This study addresses the core challenge of reconciling proportional fairness with egalitarian fairness in claims problems where total claims exceed available resources. The authors propose the P-CEA family of rules, which first guarantees each agent a baseline allocation not exceeding their claim and at least a specified threshold, then distributes any remaining endowment proportionally to residual claims. By constructing a continuous compromise mechanism bridging the proportional rule and the constrained equal awards rule, and introducing two threshold-dependent axioms—“no advantageous reallocation” and “sustainable lower bound”—the paper provides a complete axiomatic characterization. Furthermore, it develops a dual analytical framework based on loss redistribution, thereby achieving the first systematic unification of proportionality and egalitarianism in the context of claims problems.

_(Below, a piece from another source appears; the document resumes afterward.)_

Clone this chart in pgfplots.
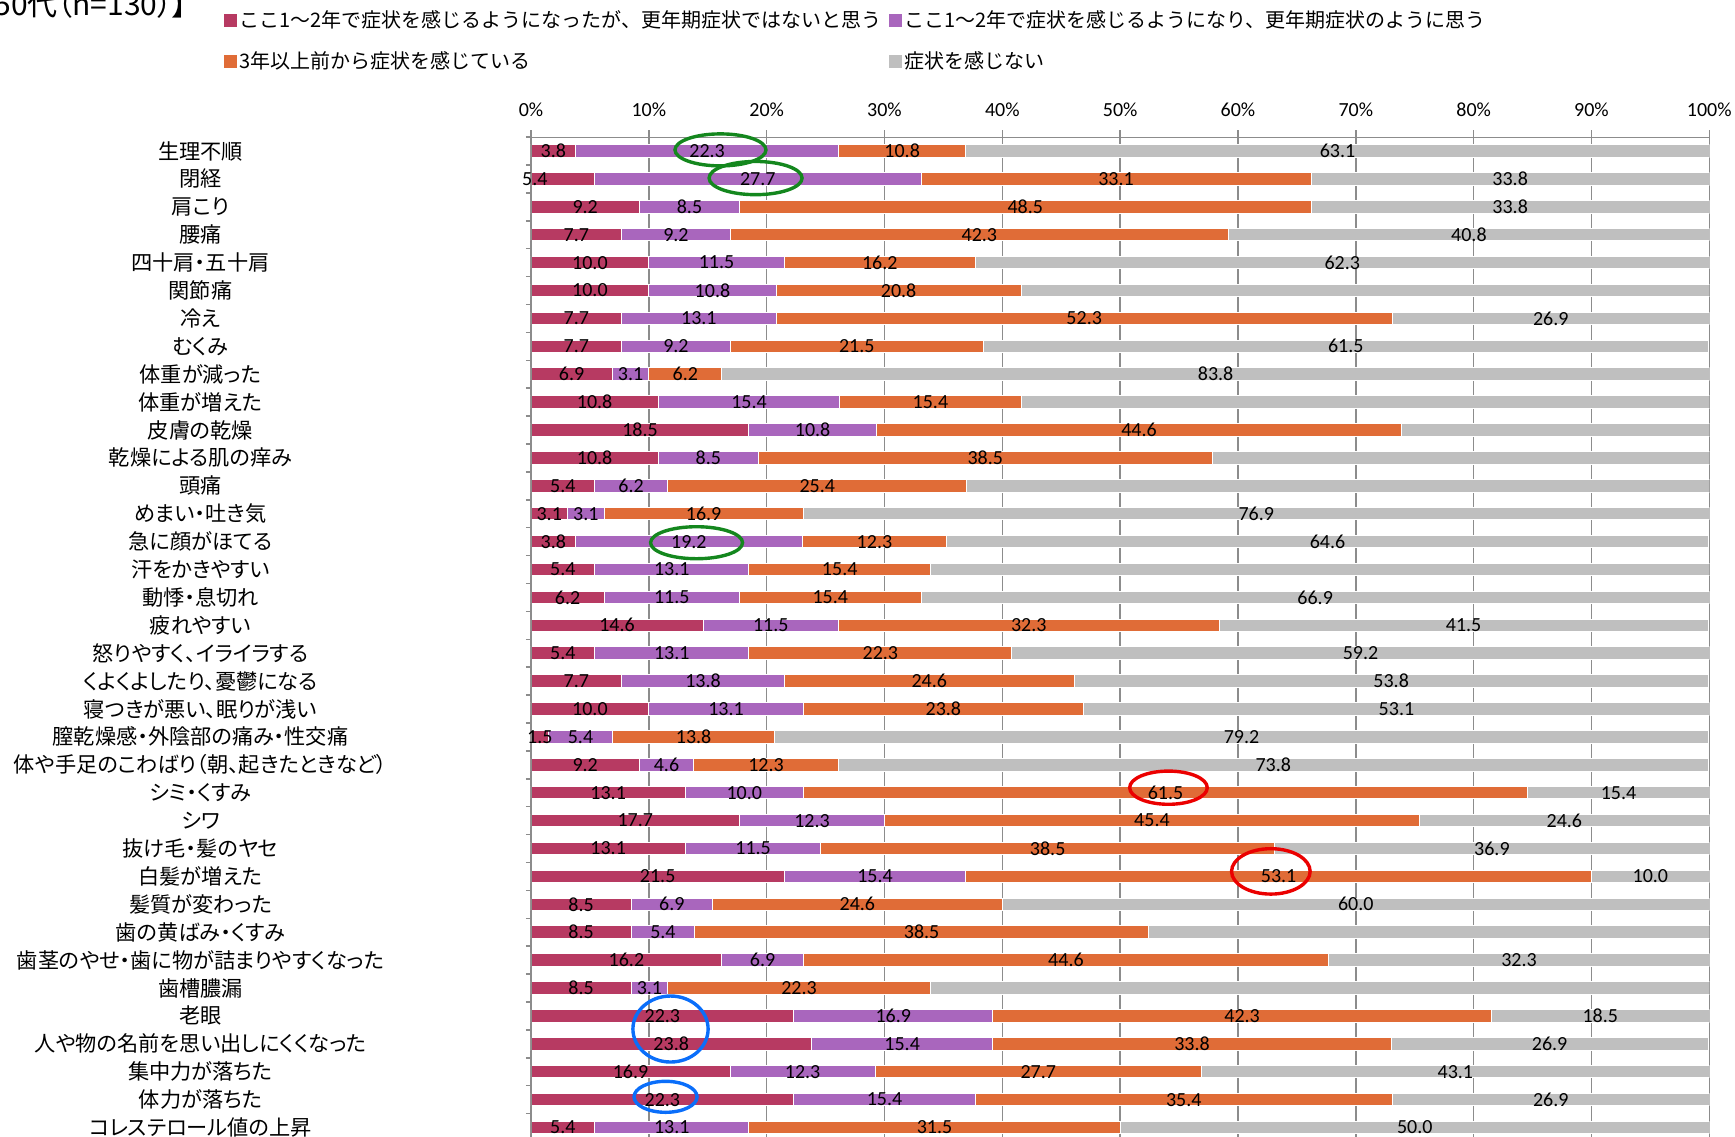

We study the problem of allocating a finite estate among agents whose total claims exceed the available resources, a standard framework in the theory of claims problems. Two canonical rules embody competing fairness ideals: the Proportional rule allocates in proportion to claims, while the Constrained Equal Awards (CEA) rule equalizes awards as much as possible subject to claim-boundedness. We introduce the P-CEA family of compromise rules, which assigns each agent a fixed baseline award, capped by her claim, and distributes the remaining estate proportionally to residual claims. By varying the baseline parameter, this family generates a continuum of allocation rules that interpolates between the Proportional and CEA benchmarks. We provide an axiomatic characterization based on two threshold-dependent principles: No Advantageous Reallocation, which prevents agents with claims above the threshold from benefiting through coordinated claim redistribution that preserves the threshold condition, and Sustainable Lower Bound, which guarantees each agent at least the minimum of her claim and the threshold. We further develop a dual analysis that reallocates losses instead of awards and characterize the corresponding dual family using the dual versions of our axioms.